It is common for lenders to seek, in addition to any security document issued by an individual for the obligations of another, confirmation that the individual has had the benefit of independent legal advice before signing the security document.
There is a risk that any guarantee or security which is granted by an individual is unenforceable should the security have been granted following misrepresentation by the Lender or undue influence by any relevant person.
In The Trustees of Beardsley Theobalds Retirement Benefit Scheme v Yardley, the court set aside a guarantee because it was entered into following undue influence by a third party.
The guarantee had been granted by an individual whose job title was “sales director” although he was not a board director. He signed a guarantee and in doing so guaranteed to a lender the rent and other financial obligations of his employer. He regularly witnessed documents and thought he had signed the guarantee as a witness. His employer went into administration and the lender sought to rely on the guarantee. It transpired that the board director presenting the guarantee for signature knew of the company’s financial difficulty and knew the sales director was likely to sign the document.

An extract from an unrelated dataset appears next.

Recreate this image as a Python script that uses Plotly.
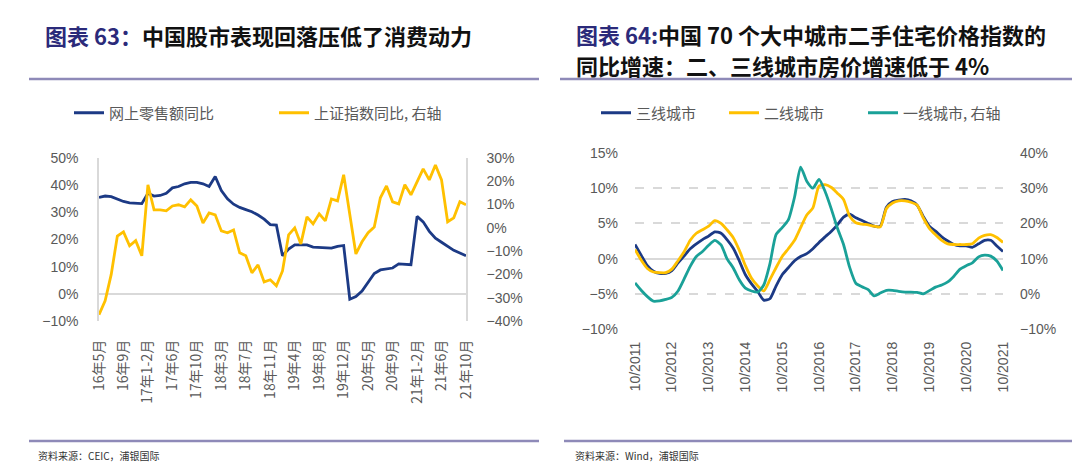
import plotly.graph_objects as go
import pandas as pd

W, H = 1080, 467

# ---------------- Left chart data ----------------
left_months_first = ["5月", "6月", "7月", "8月", "9月", "10月", "11月", "12月"]
left_months_full = ["1-2月", "3月", "4月", "5月", "6月", "7月", "8月", "9月", "10月", "11月", "12月"]
left_months_last = ["1-2月", "3月", "4月", "5月", "6月", "7月", "8月", "9月", "10月"]

categories = [f"16年{m}" for m in left_months_first]
for y in ["17", "18", "19", "20"]:
    categories += [f"{y}年{m}" for m in left_months_full]
categories += [f"21年{m}" for m in left_months_last]

online_retail_yoy = [35.5, 36.0, 35.8, 35.0, 34.0, 33.5, 33.3, 33.2,
                     37.0, 36.0, 36.2, 37.0, 39.0, 39.5, 40.5, 41.0, 41.0, 40.5, 39.5, 43.2,
                     38.0, 35.0, 33.0, 31.8, 31.0, 30.2, 29.0, 27.5, 25.5, 25.3,
                     14.0, 16.5, 18.0, 18.0, 18.0, 17.2, 17.0, 16.8, 16.8, 17.5, 17.8,
                     -2.0, -1.0, 1.0, 4.5, 7.5, 8.8, 9.2, 9.5, 11.0, 10.8, 10.7,
                     28.5, 26.5, 23.0, 20.5, 19.0, 17.5, 16.0, 15.0, 14.0]

sse_yoy = [-37.3, -31.3, -20.0, -3.5, -1.7, -7.7, -5.5, -12.0,
           18.5, 7.7, 7.7, 7.3, 9.4, 9.9, 9.0, 12.0, 9.4, 2.1, 6.4, 5.6,
           -1.3, -2.1, -0.9, -10.7, -12.0, -19.3, -15.9, -23.2, -22.3, -24.9,
           -18.5, -3.0, 0.0, -6.9, 4.7, 1.7, 6.0, 3.0, 12.4, 11.6, 22.8,
           5.0, -11.2, -6.0, -2.1, 0.4, 12.9, 18.0, 11.2, 10.3, 18.5, 14.2,
           20.0, 25.3, 20.6, 27.0, 20.6, 2.6, 4.3, 11.2, 9.9]

left_tick_labels = categories[::4]

# ---------------- Right chart data ----------------
dates = pd.date_range("2011-10-01", "2021-10-01", freq="2MS")

tier3 = [2.0, 0.5, -1.0, -1.8, -2.1, -2.1, -1.7, -0.6, 0.4, 1.4,
         2.1, 2.7, 3.2, 3.8, 3.6, 2.7, 1.5, -0.3, -2.3, -3.6,
         -4.7, -5.9, -5.7, -3.9, -2.3, -1.3, -0.3, 0.3, 0.7, 1.4,
         2.3, 3.1, 3.9, 4.8, 5.9, 6.3, 5.8, 5.4, 5.0, 4.6,
         4.6, 7.3, 8.1, 8.3, 8.4, 8.2, 7.6, 6.0, 4.6, 3.9,
         3.1, 2.5, 2.0, 1.8, 1.8, 1.6, 2.1, 2.6, 2.6, 1.8, 1.0]

tier2 = [1.3, -0.2, -1.4, -1.9, -2.0, -2.0, -1.5, -0.3, 1.0, 2.6,
         3.6, 4.1, 4.6, 5.4, 5.0, 4.1, 3.0, 1.2, -1.0, -2.8,
         -3.9, -4.6, -3.0, -1.3, 0.3, 1.4, 2.6, 4.4, 6.2, 7.2,
         10.3, 10.5, 10.1, 9.3, 8.4, 6.0, 5.1, 4.9, 4.8, 4.6,
         4.5, 7.1, 7.9, 8.2, 8.2, 8.0, 7.6, 5.8, 4.3, 3.4,
         2.6, 2.1, 2.0, 2.0, 2.0, 2.1, 2.9, 3.3, 3.4, 3.0, 2.3]

tier1 = [3.1, 1.0, -0.8, -2.1, -2.0, -1.6, -1.0, 0.8, 4.3, 7.8,
         10.6, 12.0, 13.8, 15.2, 13.9, 10.0, 7.4, 4.0, 1.6, 0.8,
         0.5, 2.5, 8.5, 16.8, 18.8, 21.0, 27.5, 36.0, 32.0, 30.0,
         32.5, 29.0, 24.0, 18.7, 14.0, 7.5, 3.0, 2.0, 1.2, -0.6,
         0.2, 1.0, 1.0, 0.7, 0.5, 0.5, 0.4, 0.0, 0.9, 1.9,
         2.5, 3.4, 5.0, 7.0, 8.0, 8.8, 10.5, 11.0, 10.7, 9.3, 6.6]

right_tick_dates = pd.date_range("2011-10-01", "2021-10-01", freq="12MS")
right_tick_labels = [f"10/{d.year}" for d in right_tick_dates]

# ---------------- Styling ----------------
NAVY = "#1c3a85"
GOLD = "#ffc000"
TEAL = "#1aa198"
GRID = "#d9d9d9"
TICK = "#595959"
RULE = "#8e8ab8"
TITLE_BLUE = "#2b2a7a"
CJK = "Noto Sans CJK SC"
NUM = "Liberation Sans, " + CJK


def px(x):
    return x / W


def py(y):
    return 1 - y / H


fig = go.Figure()

fig.add_trace(go.Scatter(x=categories, y=online_retail_yoy, name="网上零售额同比",
                         mode="lines", line=dict(color=NAVY, width=2.8),
                         xaxis="x", yaxis="y", legend="legend"))
fig.add_trace(go.Scatter(x=categories, y=sse_yoy, name="上证指数同比, 右轴",
                         mode="lines", line=dict(color=GOLD, width=2.8),
                         xaxis="x", yaxis="y2", legend="legend"))

fig.add_trace(go.Scatter(x=dates, y=tier3, name="三线城市", mode="lines",
                         line=dict(color=NAVY, width=2.8, shape="spline", smoothing=0.6),
                         xaxis="x2", yaxis="y3", legend="legend2"))
fig.add_trace(go.Scatter(x=dates, y=tier2, name="二线城市", mode="lines",
                         line=dict(color=GOLD, width=2.8, shape="spline", smoothing=0.6),
                         xaxis="x2", yaxis="y3", legend="legend2"))
fig.add_trace(go.Scatter(x=dates, y=tier1, name="一线城市, 右轴", mode="lines",
                         line=dict(color=TEAL, width=2.8, shape="spline", smoothing=0.6),
                         xaxis="x2", yaxis="y4", legend="legend3"))

left_dom_x = [px(91), px(458)]
left_dom_y = [py(313), py(150)]
right_dom_x = [px(627), px(995)]
right_dom_y = [py(321), py(145)]

tickfont = dict(family=NUM, size=14, color=TICK)
legend_font = dict(family=CJK, size=15, color=TICK)

fig.update_layout(
    width=W, height=H,
    margin=dict(l=0, r=0, t=0, b=0, autoexpand=False),
    paper_bgcolor="white", plot_bgcolor="white",
    showlegend=True,
    xaxis=dict(domain=left_dom_x, anchor="y", type="category",
               range=[0, 60], tickmode="array", tickvals=left_tick_labels,
               ticktext=left_tick_labels, tickangle=-90,
               tickfont=dict(family=CJK, size=14, color=TICK),
               showgrid=False, showline=False, zeroline=False,
               ticks="", ticklabelstandoff=15, automargin=False),
    yaxis=dict(domain=left_dom_y, anchor="x", range=[-10, 50], dtick=10,
               ticksuffix="%", tickfont=tickfont, showgrid=False,
               zeroline=True, zerolinecolor=GRID, zerolinewidth=1.5,
               showline=True, linecolor=GRID, linewidth=1.5,
               ticks="", ticklabelstandoff=16, automargin=False),
    yaxis2=dict(domain=left_dom_y, anchor="x", overlaying="y", side="right",
                range=[-40, 30], dtick=10, ticksuffix="%", tickfont=tickfont,
                showgrid=False, zeroline=False,
                showline=True, linecolor=GRID, linewidth=1.5,
                ticks="", ticklabelstandoff=16, automargin=False),
    xaxis2=dict(domain=right_dom_x, anchor="y3", type="date",
                range=["2011-10-01", "2021-10-01"], tickmode="array",
                tickvals=list(right_tick_dates), ticktext=right_tick_labels,
                tickangle=-90, tickfont=dict(family=NUM, size=14, color=TICK),
                showgrid=False, showline=False, zeroline=False,
                ticks="", ticklabelstandoff=9, automargin=False),
    yaxis3=dict(domain=right_dom_y, anchor="x2", range=[-10, 15], dtick=5,
                ticksuffix="%", tickfont=tickfont, showgrid=True,
                gridcolor=GRID, griddash="dash", gridwidth=1.5,
                zeroline=True, zerolinecolor=GRID, zerolinewidth=2,
                showline=False, ticks="", ticklabelstandoff=16, automargin=False),
    yaxis4=dict(domain=right_dom_y, anchor="x2", overlaying="y3", side="right",
                range=[-10, 40], dtick=10, ticksuffix="%", tickfont=tickfont,
                showgrid=False, zeroline=False, showline=False,
                ticks="", ticklabelstandoff=16, automargin=False),
    legend=dict(orientation="h", x=px(61), y=py(105), xanchor="left", yanchor="middle",
                font=legend_font, bgcolor="rgba(0,0,0,0)",
                entrywidth=160, entrywidthmode="pixels", traceorder="normal"),
    legend2=dict(orientation="h", x=px(588), y=py(105), xanchor="left", yanchor="middle",
                 font=legend_font, bgcolor="rgba(0,0,0,0)",
                 entrywidth=83, entrywidthmode="pixels", traceorder="normal"),
    legend3=dict(orientation="h", x=px(855), y=py(105), xanchor="left", yanchor="middle",
                 font=legend_font, bgcolor="rgba(0,0,0,0)", traceorder="normal"),
)

fig.add_annotation(x=px(35), y=py(27), xref="paper", yref="paper", xanchor="left",
                   yanchor="middle", showarrow=False, align="left",
                   text=f"<b><span style='color:{TITLE_BLUE}'>图表 63：</span>中国股市表现回落压低了消费动力</b>",
                   font=dict(family=CJK, size=22, color="#111111"))
fig.add_annotation(x=px(566), y=py(26), xref="paper", yref="paper", xanchor="left",
                   yanchor="middle", showarrow=False, align="left",
                   text=f"<b><span style='color:{TITLE_BLUE}'>图表 64:</span>中国 70 个大中城市二手住宅价格指数的</b>",
                   font=dict(family=CJK, size=22, color="#111111"))
fig.add_annotation(x=px(566), y=py(57), xref="paper", yref="paper", xanchor="left",
                   yanchor="middle", showarrow=False, align="left",
                   text="<b>同比增速：二、三线城市房价增速低于 4%</b>",
                   font=dict(family=CJK, size=22, color="#111111"))

fig.add_annotation(x=px(28), y=py(447), xref="paper", yref="paper", xanchor="left",
                   yanchor="middle", showarrow=False, text="资料来源：CEIC，浦银国际",
                   font=dict(family=CJK, size=10, color="#333333"))
fig.add_annotation(x=px(565), y=py(447), xref="paper", yref="paper", xanchor="left",
                   yanchor="middle", showarrow=False, text="资料来源：Wind，浦银国际",
                   font=dict(family=CJK, size=10, color="#333333"))

for x0, x1, yy in [(21, 531, 71), (552, 1068, 71), (21, 531, 433), (556, 1073, 433)]:
    fig.add_shape(type="line", xref="paper", yref="paper",
                  x0=px(x0), x1=px(x1), y0=py(yy), y1=py(yy),
                  line=dict(color=RULE, width=2.5))

fig.write_html("out.html")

The court took the view that the sales director was likely to trust the board director given that he was in a superior position and there was therefore undue influence. Whilst the undue influence was not caused by the lender seeking to rely on the guarantee, the court took the view that it could not rely on the guarantee and should have made enquiries into the position of the guarantor.
The case acts as a good reminder that a lender should also seek written confirmation that a guarantor or individual signing a security document has taken legal advice. The records available at Companies House will also show whether an individual whose job title includes the word “director” is actually a board director of the company.